Butterflies and Blooms
Another cool attraction is Huntsville Botanical Garden, a 112-acre oasis adjacent to Redstone Arsenal and the U.S. Space & Rocket Center. The garden treats visitors to an impressive display of wildflowers, ferns, herbs and other plant life. The Southeast Tourism Society named the garden its Travel Attraction of the Year in 2004.
Huntsville Botanical Garden is known for its seasonal events, including the Spring Festival of Flowers, a summer program for children, the Scarecrow Trail each fall and the Galaxy of Light, a 1.5-mile drive featuring hundreds of custom-made, holiday light displays. In 2006, the garden will unveil a $3.6 million nature center featuring the nation’s largest open-air butterfly house. A new 2-acre children’s garden will have eight themed areas, including a storybook garden complete with giant toadstools.
A Love of Art
Huntsville’s affinity for the arts is also evident in a number of other organizations, such as the Huntsville Art League. The league hosts special arts events. Every month, a member gets to display their work in a Limelight Exhibit and Reception at the front of the gallery. The league’s biggest event and fundraiser is the Collector’s Draw in late January. Visitors to this fundraiser get to choose pieces that artists have donate based on a drawing. Most visitors leave the fundraiser very satisfied with the artwork they had received.
Located in Big Spring International Park, the Huntsville Museum of Art is another place where the arts abound. The nationally accredited museum has seven galleries and a 2,300-piece permanent collection, and it hosts traveling exhibits that feature the work of nationally acclaimed artists. The Museum Academy at the Huntsville Museum of Art offers classes in everything from drawing to jewelry making. If you’re interested in new works created by the next generation of North Alabama artists, visit the Huntsville Museum of Art. Each spring, the museum celebrates the creative talent of young people with Youth Art Month. The exhibition showcases more than 180 works, including painting, sculpture, photography and mixed media, created by students in kindergarten through grade 12. Youth Art Month is just one of many museum programs designed to foster this community spirit.
The Show Must Go On
Theater groups have come and gone in Huntsville, but Theatre Huntsville has been around, in one form or another, for more than 50 years. Today, the community theatre organization produces six regular season shows from September to August and one season extra in June. The first show staged by the Broadway Theatre League, in 1959, was Odd Man In, featuring Ann Sheridan, a favorite pin-up girl of the 1930s and ’40s and a popular movie and TV actress. The league, the second-oldest in the country, hasn’t let up since. The BTL has 10,000 tickets available for each show, and 5,500 of those go to season ticket holders. The league also sponsors the Humanities Outreach introducing the Students to Theatre (HOST) program, which offers student tickets at a reduced price.
A Peak into the Past
A large portion of Huntsville’s culture is directly tied to its history. An example of this happens to be one of Alabama’s top attractions. Burritt on the Mountain, A Living Museum gives visitors a chance to explore the natural beauty of the region while taking a journey back into the lives of 19th- century Southern farmers. The museum, overlooking the city from atop Monte Sano Mountain, interprets the history of the people and environment of the Southern Cumberland area of Tennessee and Alabama.

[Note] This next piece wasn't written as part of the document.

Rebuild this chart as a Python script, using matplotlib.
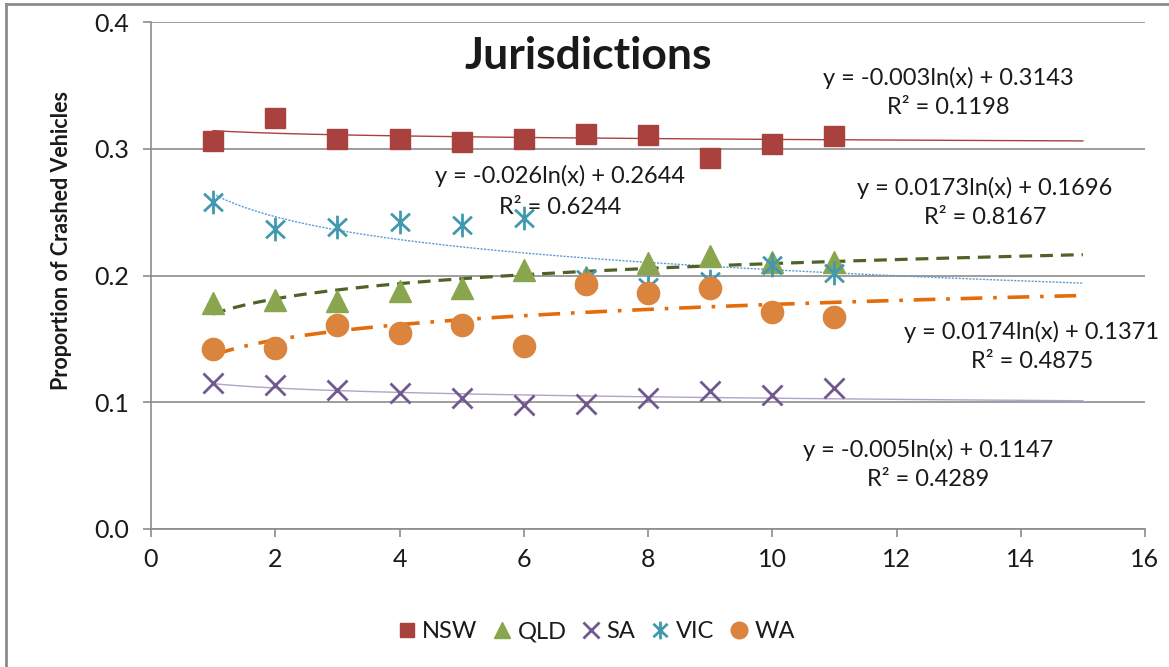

Originally the estate of Dr. William Henry Burritt, the site now contains the Burritt Mansion, a collection of 19th Century rural structures, nature trails and picnic facilities. Located in the historic park are several restored log structures that were moved to Burritt to preserve them, arranged to reflect different farmsteads during the 1850 and 1900 time periods. Visitors can watch farm activities demonstrated by interpreters such as planting, harvesting, cooking and woodworking.